Den Überziehungskredit nicht überreizen

Michael Vetter
Eine scheinbar bequeme „Lösung“ bei finanziellen Engpässen ist die Ausdehnung des Überziehungskredits. In absehbarer Zeit sollte es aber gelingen, zum Normalbetrieb zurückzufinden – sonst kann es sehr ungemütlich werden.

Es war eine äußerst langwierige und knifflige Angelegenheit, die sowohl bei Gerhard M., einem Zahnarzt aus Hessen, als auch bei seiner Hausbank, der örtlichen Volksbank, ein hohes Maß an Zugeständnissen erforderte. Die wesentliche Ursache dieser Entwicklung war die Inanspruchnahme des Überziehungskredits von M., die sich von 30.000 Euro vor etwa zwei Jahren auf ein zwischenzeitliches Niveau von rund 70.000 Euro erhöht hatte. Waren es zunächst „vorübergehende Liquiditätsprobleme“, wie M. dem damals für ihn zuständigen Bankmitarbeiter versicherte, wurden bis vor Kurzem sogar Praxisinvestitionen mithilfe des Überziehungskredits zwischenfinanziert.

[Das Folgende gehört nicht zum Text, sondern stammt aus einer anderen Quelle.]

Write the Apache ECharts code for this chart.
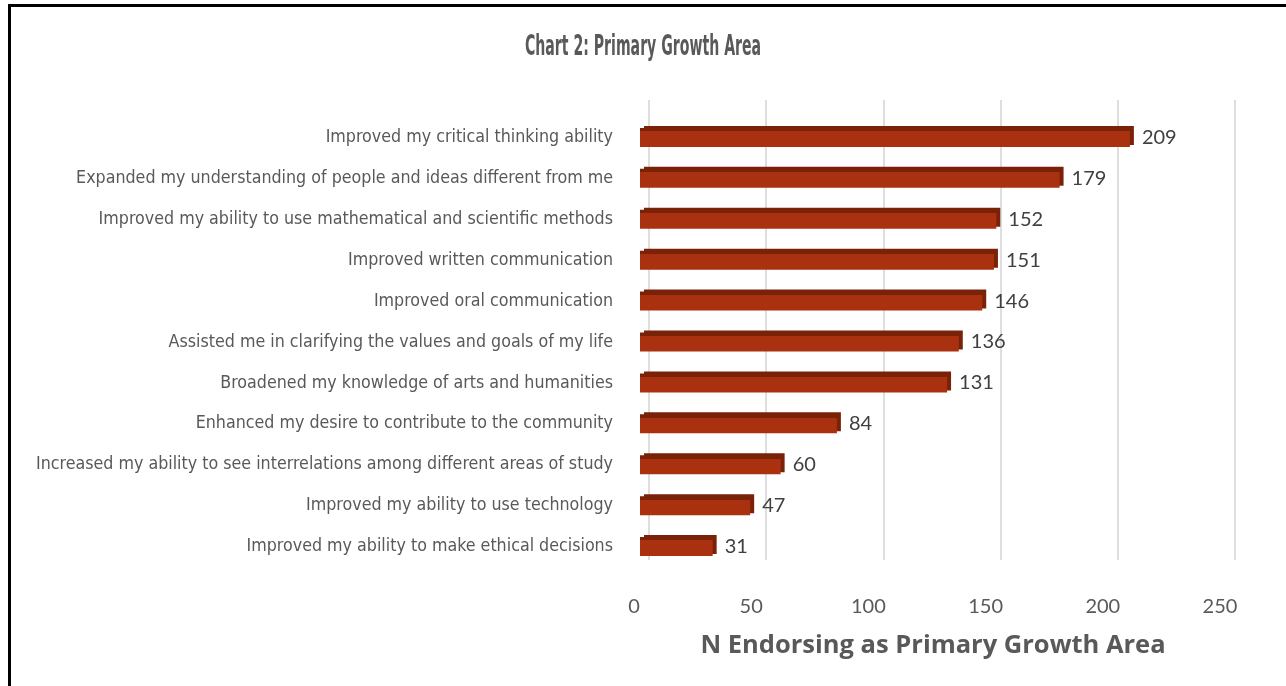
<!DOCTYPE html>
<html>
<head>
<meta charset="utf-8">
<title>Chart 2: Primary Growth Area</title>
<script src="https://cdn.jsdelivr.net/npm/echarts@6/dist/echarts.min.js"></script>
<style>
  html, body { margin: 0; padding: 0; background: #fff; }
  #frame { position: absolute; left: 8px; top: 4px; right: 0; bottom: 0;
           border-top: 3px solid #000; border-left: 3px solid #000; }
  #chart { position: absolute; left: 0; top: 0; width: 1286px; height: 686px; }
</style>
</head>
<body>
<div id="frame"></div>
<div id="chart"></div>
<script>
// growth areas, top to bottom as in the chart
const areas = [
  "Improved my critical thinking ability",
  "Expanded my understanding of people and ideas different from me",
  "Improved my ability to use mathematical and scientific methods",
  "Improved written communication",
  "Improved oral communication",
  "Assisted me in clarifying the values and goals of my life",
  "Broadened my knowledge of arts and humanities",
  "Enhanced my desire to contribute to the community",
  "Increased my ability to see interrelations among different areas of study",
  "Improved my ability to use technology",
  "Improved my ability to make ethical decisions"
];
const counts = [209, 179, 152, 151, 146, 136, 131, 84, 60, 47, 31];
const xTicks = [0, 50, 100, 150, 200, 250];

const narrow = '"DejaVu Sans Condensed", "Liberation Sans Narrow", sans-serif';
const chart = echarts.init(document.getElementById("chart"));

chart.setOption({
  animation: false,
  // title as a squeezed graphic text, the original uses a very condensed face
  graphic: [{
    type: "text", x: 643, y: 48, scaleX: 0.56,
    style: {
      text: "Chart 2: Primary Growth Area",
      font: 'bold 28px "DejaVu Sans Condensed", sans-serif',
      fill: "#595959", textAlign: "center", textVerticalAlign: "middle"
    }
  }],
  grid: [
    { left: 640, right: 60, top: 117, bottom: 119 },
    // back wall gridlines, drawn a little offset like the 3D original
    { left: 649, right: 51, top: 100, bottom: 126 }
  ],
  xAxis: [
    {
      type: "value", gridIndex: 0, min: xTicks[0], max: xTicks[xTicks.length - 1], interval: 50,
      axisLine: { show: false }, axisTick: { show: false }, splitLine: { show: false },
      axisLabel: { margin: 30, padding: [0, 12, 0, 0], fontFamily: "Lato, sans-serif", fontSize: 20, color: "#595959" },
      name: "N Endorsing as Primary Growth Area", nameLocation: "middle", nameGap: 66,
      nameTextStyle: { fontFamily: '"Open Sans", sans-serif', fontWeight: "bold", fontSize: 25.5, color: "#595959" }
    },
    {
      type: "value", gridIndex: 1, min: 0, max: 250, interval: 50,
      axisLine: { show: false }, axisTick: { show: false }, axisLabel: { show: false },
      splitLine: { show: true, lineStyle: { color: "#dedede", width: 2 } }
    }
  ],
  yAxis: [
    {
      type: "category", gridIndex: 0, data: areas, inverse: true,
      axisLine: { show: false }, axisTick: { show: false },
      axisLabel: { margin: 27, fontFamily: narrow, fontSize: 17.7, color: "#595959" }
    },
    { type: "category", gridIndex: 1, data: areas, show: false }
  ],
  series: [{
    type: "bar", xAxisIndex: 0, yAxisIndex: 0, data: counts, barWidth: 19, z: 3,
    itemStyle: {
      color: new echarts.graphic.LinearGradient(0, 0, 0, 1, [
        { offset: 0, color: "#7a2207" }, { offset: 0.18, color: "#7a2207" },
        { offset: 0.18, color: "#a9310f" }, { offset: 1, color: "#a9310f" }
      ]),
      shadowColor: "#7a2207", shadowOffsetX: 4, shadowOffsetY: -2, shadowBlur: 0
    },
    label: {
      show: true, position: "right", distance: 12,
      fontFamily: "Lato, sans-serif", fontSize: 20, color: "#404040"
    }
  }]
});
</script>
</body>
</html>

Wäre es nicht zu einem Beraterwechsel in der Bank gekommen, hätte sich der Kreditbetrag vermutlich noch weiter erhöht. Da der Beraterwechsel offenbar aber auch zu einer sorgfältigen Prüfung des gesamten Kreditengagements von M. führte, kam es daraufhin vor nunmehr knapp zwei Jahren zu diversen – für M. unerfreulichen – Bankgesprächen.

Im Ergebnis räumten die Bankvertreter zwar ein, dass sie durchaus eine Mitverantwortung an dieser Kreditausweitung tragen. Immerhin hatten sie den jeweiligen Kontoüberziehungen zugestimmt. Doch sie ließen keinen Zweifel daran, dass sie einer Umschuldung des Überziehungskredits in ein weitaus zinsgünstigeres Darlehen – der in dieser Situation zweifellos sinnvollsten Lösung – nur unter einer Bedingung zustimmen. M. müsse in den kommenden fünf Jahren Sondertilgungen von jährlich 10.000 Euro leisten. Dieser Punkt wurde vertraglich festgelegt.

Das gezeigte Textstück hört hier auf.